Однажды мы выпивали у Кушака; Передреев прочитал свои последние блистательные стихи, и Кушак (вполне искренне) выдал залп похвалы. Я, потрясённый, тоже что-то вякнул. Внезапно Передреев залился пьяными слезами:
– Вы действительно так считаете?.. А я иногда сомневаюсь… Я ведь иногда очень не уверен в себе…
Я таращился на знаменитого поэта и недоумевал – как? И он в себе сомневается?!
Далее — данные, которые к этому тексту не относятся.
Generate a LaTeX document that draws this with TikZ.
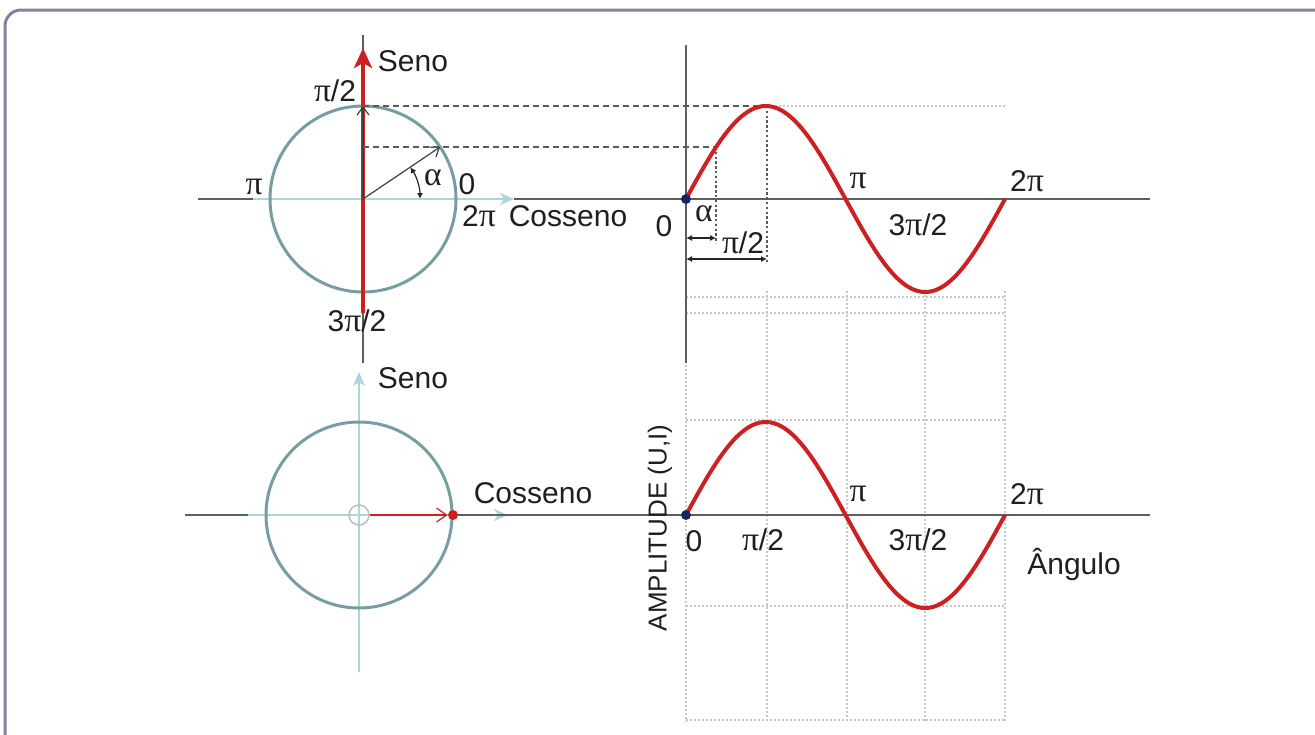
\documentclass[tikz,border=0pt]{standalone}
\usepackage{fontspec}
\setmainfont{Liberation Sans}
\newfontfamily\grk[Scale=1.12]{Liberation Serif}
\usetikzlibrary{arrows.meta}
\newcommand{\gpi}{{\grk π}}
\newcommand{\gal}{{\grk α}}
\definecolor{framec}{RGB}{135,126,160}
\definecolor{circc}{RGB}{118,158,162}
\definecolor{cyanl}{RGB}{172,214,220}
\definecolor{redc}{RGB}{205,32,32}
\definecolor{axisc}{RGB}{95,95,95}
\definecolor{navy}{RGB}{25,35,100}
\definecolor{gridc}{RGB}{200,200,200}
\definecolor{dashc}{RGB}{90,90,90}
\tikzset{
  lbl/.style={font=\fontsize{15}{18}\selectfont, inner sep=0pt, text=black!88},
  framestyle/.style={draw=framec, line width=1.5pt, rounded corners=8pt},
  axisline/.style={draw=axisc, line width=1pt},
  cyanaxis/.style={draw=cyanl, line width=1pt, -{Stealth[length=7pt,width=6pt,inset=2pt]}},
  circstyle/.style={draw=circc, line width=1.5pt},
  redarrow/.style={draw=redc, line width=2pt, -{Stealth[length=10pt,width=9pt,inset=2.5pt]}},
  thinarrow/.style={draw=black!75, line width=0.6pt, -{Straight Barb[length=4pt,width=6pt]}},
  dimarrow/.style={draw=black!85, line width=0.6pt, {Latex[length=3pt,width=3pt]}-{Latex[length=3pt,width=3pt]}},
  sinecurve/.style={draw=redc, line width=2pt},
  gridline/.style={draw=gridc, line width=0.7pt, dash pattern=on 1pt off 1pt},
  dashline/.style={draw=dashc, line width=0.6pt, dash pattern=on 3pt off 2pt},
  dotline/.style={draw=dashc, line width=0.8pt, dash pattern=on 1.2pt off 1.2pt},
  dotnode/.style={circle, fill=navy, inner sep=0pt, minimum size=5pt},
}
\begin{document}
\begin{tikzpicture}[x=0.5pt, y=-0.5pt]
\useasboundingbox (0,0) rectangle (1315,734);
% frame
\draw[framestyle] (5,780) |- (1340,10);

\pgfmathsetmacro{\al}{34}
\pgfmathsetmacro{\px}{363+93*cos(\al)}
\pgfmathsetmacro{\py}{199-93*sin(\al)}
\pgfmathsetmacro{\sx}{686+\al*0.88611}

% ---------- top: coordinates ----------
\coordinate (C1) at (363,199);
\coordinate (C1top) at (363,106);
\coordinate (P) at (\px,\py);
\coordinate (S) at (\sx,\py);
\coordinate (Pax) at (363,\py);
\coordinate (Peak1) at (767,106);
\coordinate (G1end) at (1005,106);
\coordinate (VA1t) at (363,35);
\coordinate (VA1b) at (363,363);
\coordinate (R1b) at (363,313);
\coordinate (R1t) at (363,48);
\coordinate (H1a) at (198,199);
\coordinate (H1b) at (253,199);
\coordinate (H1c) at (514,199);
\coordinate (H1d) at (1150,199);
\coordinate (O1) at (686,199);
\coordinate (Y1t) at (686,45);
\coordinate (Y1b) at (686,363);

% grid (shared lower panel)
\foreach \gx in {767,847,925,1005}{
  \coordinate (gt\gx) at (\gx,291);
  \coordinate (gb\gx) at (\gx,722);
  \draw[gridline] (gt\gx) -- (gb\gx);
}
\coordinate (g0t) at (686,365);
\coordinate (g0b) at (686,722);
\draw[gridline] (g0t) -- (g0b);
\foreach \gy in {297,313,420,606,720}{
  \coordinate (gl\gy) at (686,\gy);
  \coordinate (gr\gy) at (1005,\gy);
  \draw[gridline] (gl\gy) -- (gr\gy);
}
\draw[gridline] (Peak1) -- (G1end);

% axes top
\draw[axisline] (VA1t) -- (VA1b);
\draw[axisline] (H1a) -- (H1b);
\draw[axisline] (H1c) -- (H1d);
\draw[axisline] (Y1t) -- (Y1b);
\draw[cyanaxis] (H1b) -- (H1c);
\draw[circstyle] (C1) circle[radius=93];
\draw[redarrow] (R1b) -- (R1t);
\draw[thinarrow] (C1) -- (C1top);
\draw[thinarrow] (C1) -- (P);
% angle arc
\coordinate (Arc0) at (420,199);
\draw[draw=black!85, line width=0.6pt, {Latex[length=3pt,width=3pt]}-{Latex[length=3pt,width=3pt]}] (Arc0) arc[start angle=0, end angle=-\al, radius=57];

% dashed projections
\draw[dashline] (C1top) -- (Peak1);
\draw[dashline] (Pax) -- (S);
\coordinate (Sd) at (\sx,243);
\coordinate (Pkd) at (767,263);
\draw[dotline] (S) -- (Sd);
\draw[dotline] (Peak1) -- (Pkd);
% dimension arrows
\coordinate (DA1) at (686,238);
\coordinate (DA2) at (\sx,238);
\coordinate (DB1) at (686,259);
\coordinate (DB2) at (767,259);
\draw[dimarrow] (DA1) -- (DA2);
\draw[dimarrow] (DB1) -- (DB2);

% sine top
\draw[sinecurve] plot[domain=0:360, samples=120] ({686+\x*0.88611},{199-93*sin(\x)});
\node[dotnode] (dot1) at (O1) {};

% labels top
\node[lbl] (seno1) at (413,61) {Seno};
\node[lbl] (lpi2a) at (335,91) {\gpi/2};
\node[lbl] (lpia) at (254,187) {\gpi};
\node[lbl] (l0a) at (467,184) {0};
\node[lbl] (l2pia) at (479,216) {2\gpi};
\node[lbl] (cos1) at (568,216) {Cosseno};
\node[lbl] (l3pia) at (357,321) {3\gpi/2};
\node[lbl] (alpha1) at (433,178) {\gal};
\node[lbl] (l0b) at (664,226) {0};
\node[lbl] (alpha2) at (704,214) {\gal};
\node[lbl] (lpi2b) at (743,243) {\gpi/2};
\node[lbl] (lpib) at (858,181) {\gpi};
\node[lbl] (l2pib) at (1027,181) {2\gpi};
\node[lbl] (l3pib) at (918,225) {3\gpi/2};

% ---------- bottom ----------
\coordinate (C2) at (359,515);
\coordinate (V2t) at (359,372);
\coordinate (V2b) at (359,672);
\coordinate (H2a) at (185,515);
\coordinate (H2b) at (248,515);
\coordinate (H2c) at (508,515);
\coordinate (H2d) at (1150,515);
\coordinate (Q) at (453,515);
\coordinate (O2) at (686,515);

\draw[axisline] (H2a) -- (H2b);
\draw[cyanaxis] (H2b) -- (H2c);
\draw[axisline] (Q) -- (H2d);
\draw[draw=cyanl, line width=1pt, -{Stealth[length=7pt,width=6pt,inset=2pt]}] (V2b) -- (V2t);
\draw[circstyle] (C2) circle[radius=93];
\node[circle, draw=gray!50, line width=0.8pt, minimum size=10pt, inner sep=0pt] (hub) at (C2) {};
\node[circle, fill=redc, inner sep=0pt, minimum size=5pt] (qdot) at (Q) {};
\draw[draw=redc, line width=0.6pt, -{Straight Barb[length=5pt,width=7pt]}] (hub) -- (qdot);

\draw[sinecurve] plot[domain=0:360, samples=120] ({686+\x*0.88611},{515-93*sin(\x)});
\node[dotnode] (dot2) at (O2) {};

\node[lbl] (seno2) at (413,378) {Seno};
\node[lbl] (cos2) at (533,493) {Cosseno};
\node[lbl] (l0c) at (694,541) {0};
\node[lbl] (lpi2c) at (763,540) {\gpi/2};
\node[lbl] (lpic) at (858,494) {\gpi};
\node[lbl] (l2pic) at (1027,494) {2\gpi};
\node[lbl] (l3pic) at (918,540) {3\gpi/2};
\node[lbl] (ang) at (1074,564) {Ângulo};
\node[lbl, font=\fontsize{13}{15}\selectfont, rotate=90] (amp) at (660,528) {AMPLITUDE (U,I)};
\end{tikzpicture}
\end{document}
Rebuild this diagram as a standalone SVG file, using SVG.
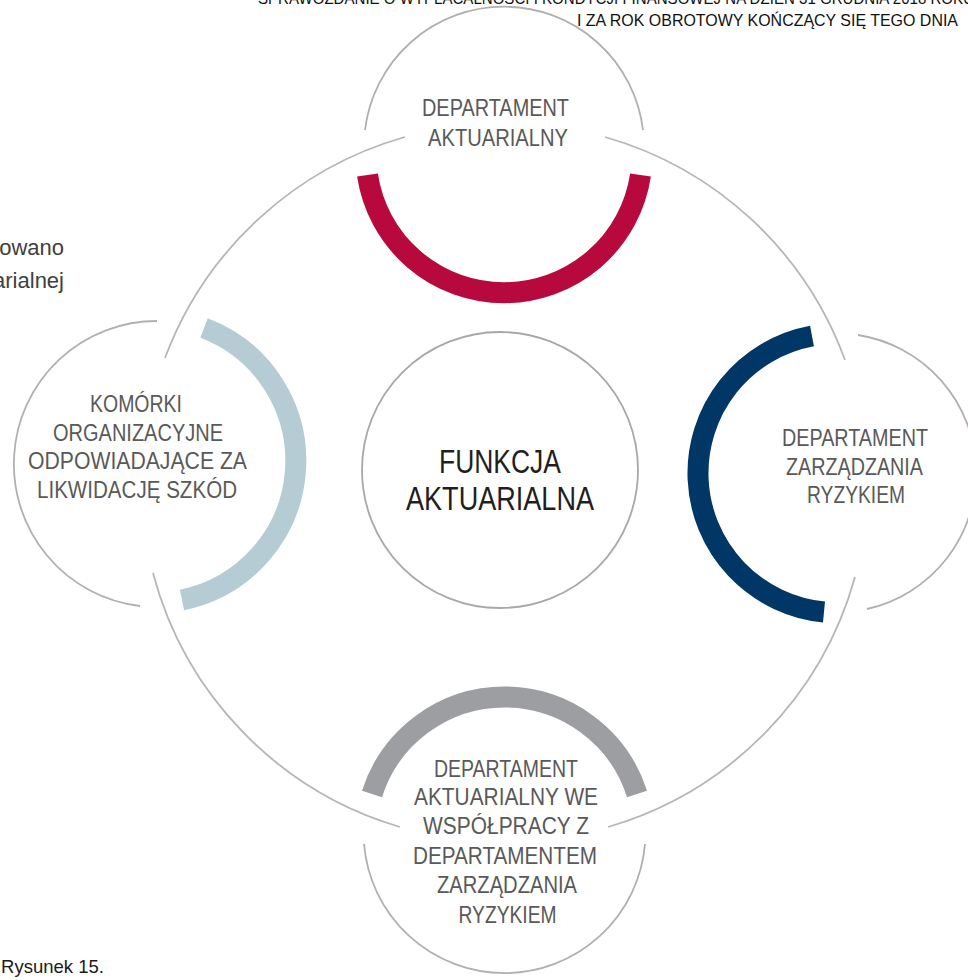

В восьмидесятых годах в ЦДЛ появился новый отряд гениев. Именно в ту пору моими друзьями (и одними из лучших собутыльников) стали динамичные, всезнающие Николай Климонтович и Вячеслав Пьецух; они тоже по разочку сообщили мне, кем являются на самом деле, да ещё объяснили, почему именно: первый – потому что «умней и образованней других», второй – потому что у него «новая проза – импровизации на тему» (а я-то, тёмный, считал, что истинное искусство – это прежде всего традиции, преемственность и, конечно, сюжетность). Этих прозаиков объединяла нешуточная мужская притягательность; и тот и другой ходили с высоко поднятой головой, стремительно, прямо-таки рассекая воздух; в застолье оба держались как нельзя лучше: говорили легко, без всяких затёртых словечек, их оценки были хлёсткие и точные, как попадание в десятку. Ну а контактный взгляд и полуулыбка-полуусмешка довершали дело – мужчины в их обществе меркли, а женщины на них так и висли и от волнения чуть не падали в обморок.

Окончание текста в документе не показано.